WORK REQUIRED: Everything in the data should be repeated exactly, save for the images.

DATA SEGMENT:
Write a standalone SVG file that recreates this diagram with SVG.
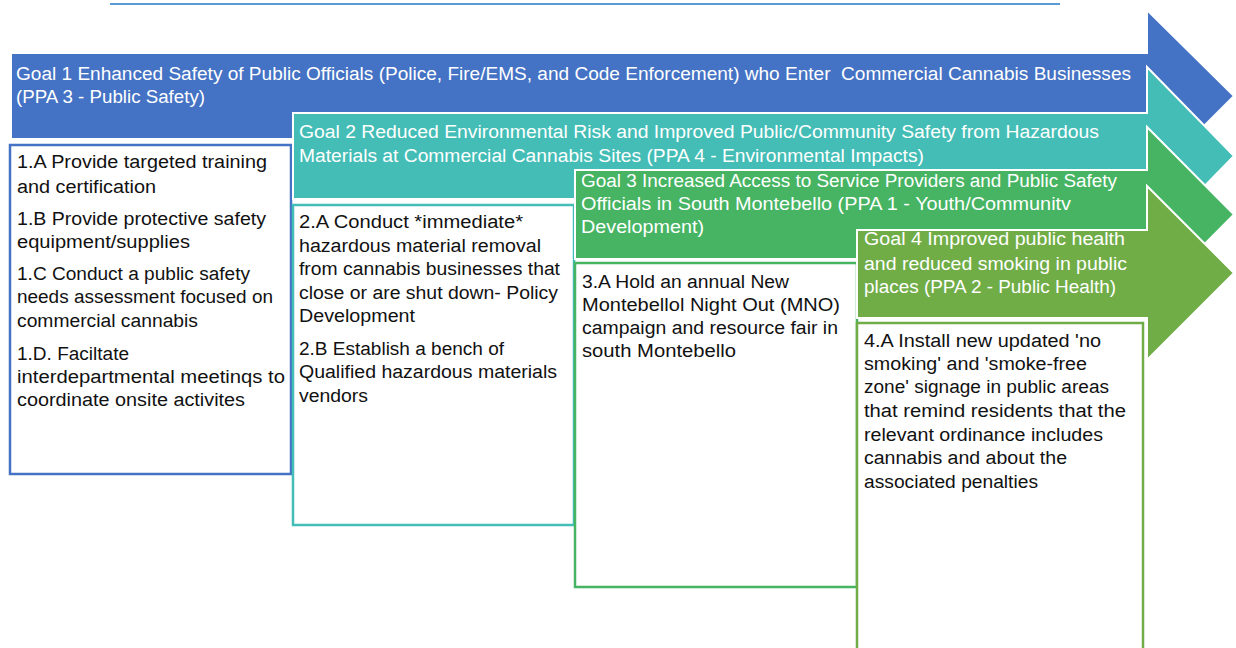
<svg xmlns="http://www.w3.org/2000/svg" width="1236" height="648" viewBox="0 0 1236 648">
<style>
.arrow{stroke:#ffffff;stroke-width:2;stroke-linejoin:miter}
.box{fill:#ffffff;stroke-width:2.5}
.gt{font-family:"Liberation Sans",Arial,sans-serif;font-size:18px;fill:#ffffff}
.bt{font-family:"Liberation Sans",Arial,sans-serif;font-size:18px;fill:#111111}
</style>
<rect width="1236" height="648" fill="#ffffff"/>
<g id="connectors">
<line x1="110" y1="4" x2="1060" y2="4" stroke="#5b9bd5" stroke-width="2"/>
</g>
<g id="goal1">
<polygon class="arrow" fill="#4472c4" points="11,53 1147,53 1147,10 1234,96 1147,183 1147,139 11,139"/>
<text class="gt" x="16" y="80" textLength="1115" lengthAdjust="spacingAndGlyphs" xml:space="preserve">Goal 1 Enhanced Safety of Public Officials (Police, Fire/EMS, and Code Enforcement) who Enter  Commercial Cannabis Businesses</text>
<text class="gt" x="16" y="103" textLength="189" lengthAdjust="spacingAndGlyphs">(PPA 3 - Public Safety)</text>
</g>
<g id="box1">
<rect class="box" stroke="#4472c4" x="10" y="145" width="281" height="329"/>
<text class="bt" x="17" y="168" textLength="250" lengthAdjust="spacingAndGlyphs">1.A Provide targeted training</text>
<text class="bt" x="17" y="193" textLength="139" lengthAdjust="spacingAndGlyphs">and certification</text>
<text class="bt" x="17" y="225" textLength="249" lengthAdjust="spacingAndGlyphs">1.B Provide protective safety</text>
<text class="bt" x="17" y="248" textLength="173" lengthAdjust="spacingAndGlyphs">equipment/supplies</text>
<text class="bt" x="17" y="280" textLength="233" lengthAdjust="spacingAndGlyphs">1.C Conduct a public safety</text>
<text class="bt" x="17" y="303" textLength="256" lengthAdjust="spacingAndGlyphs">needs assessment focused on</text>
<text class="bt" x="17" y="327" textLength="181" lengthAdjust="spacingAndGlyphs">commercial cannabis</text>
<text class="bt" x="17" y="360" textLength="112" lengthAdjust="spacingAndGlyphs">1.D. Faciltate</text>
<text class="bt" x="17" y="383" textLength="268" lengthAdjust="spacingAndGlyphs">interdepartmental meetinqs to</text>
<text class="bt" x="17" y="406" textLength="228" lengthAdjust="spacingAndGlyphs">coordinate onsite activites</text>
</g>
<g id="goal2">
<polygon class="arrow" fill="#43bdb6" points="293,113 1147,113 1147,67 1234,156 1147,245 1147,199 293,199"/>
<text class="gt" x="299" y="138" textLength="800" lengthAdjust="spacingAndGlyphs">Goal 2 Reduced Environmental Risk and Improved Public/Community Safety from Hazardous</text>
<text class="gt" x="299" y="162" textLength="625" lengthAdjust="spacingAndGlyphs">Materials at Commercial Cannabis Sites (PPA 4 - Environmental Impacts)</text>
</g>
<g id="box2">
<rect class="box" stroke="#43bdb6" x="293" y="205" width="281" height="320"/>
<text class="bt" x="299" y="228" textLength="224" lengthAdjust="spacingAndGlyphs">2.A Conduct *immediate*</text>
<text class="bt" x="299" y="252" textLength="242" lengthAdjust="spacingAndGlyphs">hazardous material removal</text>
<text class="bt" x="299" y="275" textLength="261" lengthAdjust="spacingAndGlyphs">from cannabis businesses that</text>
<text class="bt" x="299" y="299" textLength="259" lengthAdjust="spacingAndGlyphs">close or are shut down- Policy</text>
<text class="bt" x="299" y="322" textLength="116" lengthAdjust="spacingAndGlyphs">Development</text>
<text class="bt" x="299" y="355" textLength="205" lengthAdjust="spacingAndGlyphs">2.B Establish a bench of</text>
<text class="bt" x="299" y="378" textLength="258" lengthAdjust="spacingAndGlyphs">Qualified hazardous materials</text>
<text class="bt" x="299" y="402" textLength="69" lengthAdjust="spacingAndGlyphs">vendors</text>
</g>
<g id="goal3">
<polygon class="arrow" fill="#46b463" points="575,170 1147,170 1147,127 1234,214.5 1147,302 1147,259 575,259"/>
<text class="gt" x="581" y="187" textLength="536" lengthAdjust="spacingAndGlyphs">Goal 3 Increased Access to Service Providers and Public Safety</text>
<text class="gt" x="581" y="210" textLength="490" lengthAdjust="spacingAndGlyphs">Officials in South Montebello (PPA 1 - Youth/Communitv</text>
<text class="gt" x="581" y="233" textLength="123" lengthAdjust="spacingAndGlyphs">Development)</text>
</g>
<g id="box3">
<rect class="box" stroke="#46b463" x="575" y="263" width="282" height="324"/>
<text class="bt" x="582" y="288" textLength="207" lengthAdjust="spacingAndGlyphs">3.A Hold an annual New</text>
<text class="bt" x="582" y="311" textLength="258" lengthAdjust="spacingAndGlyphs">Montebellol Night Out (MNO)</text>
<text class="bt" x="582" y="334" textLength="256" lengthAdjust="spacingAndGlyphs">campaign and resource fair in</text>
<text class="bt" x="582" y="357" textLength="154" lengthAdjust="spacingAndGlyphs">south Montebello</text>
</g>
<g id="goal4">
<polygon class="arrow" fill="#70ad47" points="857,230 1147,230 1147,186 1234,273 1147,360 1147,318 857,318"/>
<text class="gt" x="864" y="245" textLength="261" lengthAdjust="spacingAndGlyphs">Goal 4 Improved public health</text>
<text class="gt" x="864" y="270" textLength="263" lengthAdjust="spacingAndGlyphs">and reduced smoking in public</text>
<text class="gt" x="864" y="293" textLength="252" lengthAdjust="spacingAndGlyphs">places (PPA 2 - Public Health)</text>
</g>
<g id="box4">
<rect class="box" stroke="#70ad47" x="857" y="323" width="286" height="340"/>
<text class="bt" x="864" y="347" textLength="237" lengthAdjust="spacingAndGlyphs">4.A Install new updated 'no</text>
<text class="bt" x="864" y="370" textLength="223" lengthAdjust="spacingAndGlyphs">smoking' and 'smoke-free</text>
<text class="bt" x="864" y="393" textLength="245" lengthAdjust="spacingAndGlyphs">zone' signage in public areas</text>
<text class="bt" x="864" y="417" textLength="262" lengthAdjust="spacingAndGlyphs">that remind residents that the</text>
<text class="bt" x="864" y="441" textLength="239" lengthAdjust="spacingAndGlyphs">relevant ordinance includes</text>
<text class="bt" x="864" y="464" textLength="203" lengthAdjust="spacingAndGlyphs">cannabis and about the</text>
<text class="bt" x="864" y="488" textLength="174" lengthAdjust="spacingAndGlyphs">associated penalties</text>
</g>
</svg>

REPLY TO THE TASK:
Write a standalone SVG file that recreates this diagram with SVG.
<svg xmlns="http://www.w3.org/2000/svg" width="1236" height="648" viewBox="0 0 1236 648">
<style>
.arrow{stroke:#ffffff;stroke-width:2;stroke-linejoin:miter}
.box{fill:#ffffff;stroke-width:2.5}
.gt{font-family:"Liberation Sans",Arial,sans-serif;font-size:18px;fill:#ffffff}
.bt{font-family:"Liberation Sans",Arial,sans-serif;font-size:18px;fill:#111111}
</style>
<rect width="1236" height="648" fill="#ffffff"/>
<g id="connectors">
<line x1="110" y1="4" x2="1060" y2="4" stroke="#5b9bd5" stroke-width="2"/>
</g>
<g id="goal1">
<polygon class="arrow" fill="#4472c4" points="11,53 1147,53 1147,10 1234,96 1147,183 1147,139 11,139"/>
<text class="gt" x="16" y="80" textLength="1115" lengthAdjust="spacingAndGlyphs" xml:space="preserve">Goal 1 Enhanced Safety of Public Officials (Police, Fire/EMS, and Code Enforcement) who Enter  Commercial Cannabis Businesses</text>
<text class="gt" x="16" y="103" textLength="189" lengthAdjust="spacingAndGlyphs">(PPA 3 - Public Safety)</text>
</g>
<g id="box1">
<rect class="box" stroke="#4472c4" x="10" y="145" width="281" height="329"/>
<text class="bt" x="17" y="168" textLength="250" lengthAdjust="spacingAndGlyphs">1.A Provide targeted training</text>
<text class="bt" x="17" y="193" textLength="139" lengthAdjust="spacingAndGlyphs">and certification</text>
<text class="bt" x="17" y="225" textLength="249" lengthAdjust="spacingAndGlyphs">1.B Provide protective safety</text>
<text class="bt" x="17" y="248" textLength="173" lengthAdjust="spacingAndGlyphs">equipment/supplies</text>
<text class="bt" x="17" y="280" textLength="233" lengthAdjust="spacingAndGlyphs">1.C Conduct a public safety</text>
<text class="bt" x="17" y="303" textLength="256" lengthAdjust="spacingAndGlyphs">needs assessment focused on</text>
<text class="bt" x="17" y="327" textLength="181" lengthAdjust="spacingAndGlyphs">commercial cannabis</text>
<text class="bt" x="17" y="360" textLength="112" lengthAdjust="spacingAndGlyphs">1.D. Faciltate</text>
<text class="bt" x="17" y="383" textLength="268" lengthAdjust="spacingAndGlyphs">interdepartmental meetinqs to</text>
<text class="bt" x="17" y="406" textLength="228" lengthAdjust="spacingAndGlyphs">coordinate onsite activites</text>
</g>
<g id="goal2">
<polygon class="arrow" fill="#43bdb6" points="293,113 1147,113 1147,67 1234,156 1147,245 1147,199 293,199"/>
<text class="gt" x="299" y="138" textLength="800" lengthAdjust="spacingAndGlyphs">Goal 2 Reduced Environmental Risk and Improved Public/Community Safety from Hazardous</text>
<text class="gt" x="299" y="162" textLength="625" lengthAdjust="spacingAndGlyphs">Materials at Commercial Cannabis Sites (PPA 4 - Environmental Impacts)</text>
</g>
<g id="box2">
<rect class="box" stroke="#43bdb6" x="293" y="205" width="281" height="320"/>
<text class="bt" x="299" y="228" textLength="224" lengthAdjust="spacingAndGlyphs">2.A Conduct *immediate*</text>
<text class="bt" x="299" y="252" textLength="242" lengthAdjust="spacingAndGlyphs">hazardous material removal</text>
<text class="bt" x="299" y="275" textLength="261" lengthAdjust="spacingAndGlyphs">from cannabis businesses that</text>
<text class="bt" x="299" y="299" textLength="259" lengthAdjust="spacingAndGlyphs">close or are shut down- Policy</text>
<text class="bt" x="299" y="322" textLength="116" lengthAdjust="spacingAndGlyphs">Development</text>
<text class="bt" x="299" y="355" textLength="205" lengthAdjust="spacingAndGlyphs">2.B Establish a bench of</text>
<text class="bt" x="299" y="378" textLength="258" lengthAdjust="spacingAndGlyphs">Qualified hazardous materials</text>
<text class="bt" x="299" y="402" textLength="69" lengthAdjust="spacingAndGlyphs">vendors</text>
</g>
<g id="goal3">
<polygon class="arrow" fill="#46b463" points="575,170 1147,170 1147,127 1234,214.5 1147,302 1147,259 575,259"/>
<text class="gt" x="581" y="187" textLength="536" lengthAdjust="spacingAndGlyphs">Goal 3 Increased Access to Service Providers and Public Safety</text>
<text class="gt" x="581" y="210" textLength="490" lengthAdjust="spacingAndGlyphs">Officials in South Montebello (PPA 1 - Youth/Communitv</text>
<text class="gt" x="581" y="233" textLength="123" lengthAdjust="spacingAndGlyphs">Development)</text>
</g>
<g id="box3">
<rect class="box" stroke="#46b463" x="575" y="263" width="282" height="324"/>
<text class="bt" x="582" y="288" textLength="207" lengthAdjust="spacingAndGlyphs">3.A Hold an annual New</text>
<text class="bt" x="582" y="311" textLength="258" lengthAdjust="spacingAndGlyphs">Montebellol Night Out (MNO)</text>
<text class="bt" x="582" y="334" textLength="256" lengthAdjust="spacingAndGlyphs">campaign and resource fair in</text>
<text class="bt" x="582" y="357" textLength="154" lengthAdjust="spacingAndGlyphs">south Montebello</text>
</g>
<g id="goal4">
<polygon class="arrow" fill="#70ad47" points="857,230 1147,230 1147,186 1234,273 1147,360 1147,318 857,318"/>
<text class="gt" x="864" y="245" textLength="261" lengthAdjust="spacingAndGlyphs">Goal 4 Improved public health</text>
<text class="gt" x="864" y="270" textLength="263" lengthAdjust="spacingAndGlyphs">and reduced smoking in public</text>
<text class="gt" x="864" y="293" textLength="252" lengthAdjust="spacingAndGlyphs">places (PPA 2 - Public Health)</text>
</g>
<g id="box4">
<rect class="box" stroke="#70ad47" x="857" y="323" width="286" height="340"/>
<text class="bt" x="864" y="347" textLength="237" lengthAdjust="spacingAndGlyphs">4.A Install new updated 'no</text>
<text class="bt" x="864" y="370" textLength="223" lengthAdjust="spacingAndGlyphs">smoking' and 'smoke-free</text>
<text class="bt" x="864" y="393" textLength="245" lengthAdjust="spacingAndGlyphs">zone' signage in public areas</text>
<text class="bt" x="864" y="417" textLength="262" lengthAdjust="spacingAndGlyphs">that remind residents that the</text>
<text class="bt" x="864" y="441" textLength="239" lengthAdjust="spacingAndGlyphs">relevant ordinance includes</text>
<text class="bt" x="864" y="464" textLength="203" lengthAdjust="spacingAndGlyphs">cannabis and about the</text>
<text class="bt" x="864" y="488" textLength="174" lengthAdjust="spacingAndGlyphs">associated penalties</text>
</g>
</svg>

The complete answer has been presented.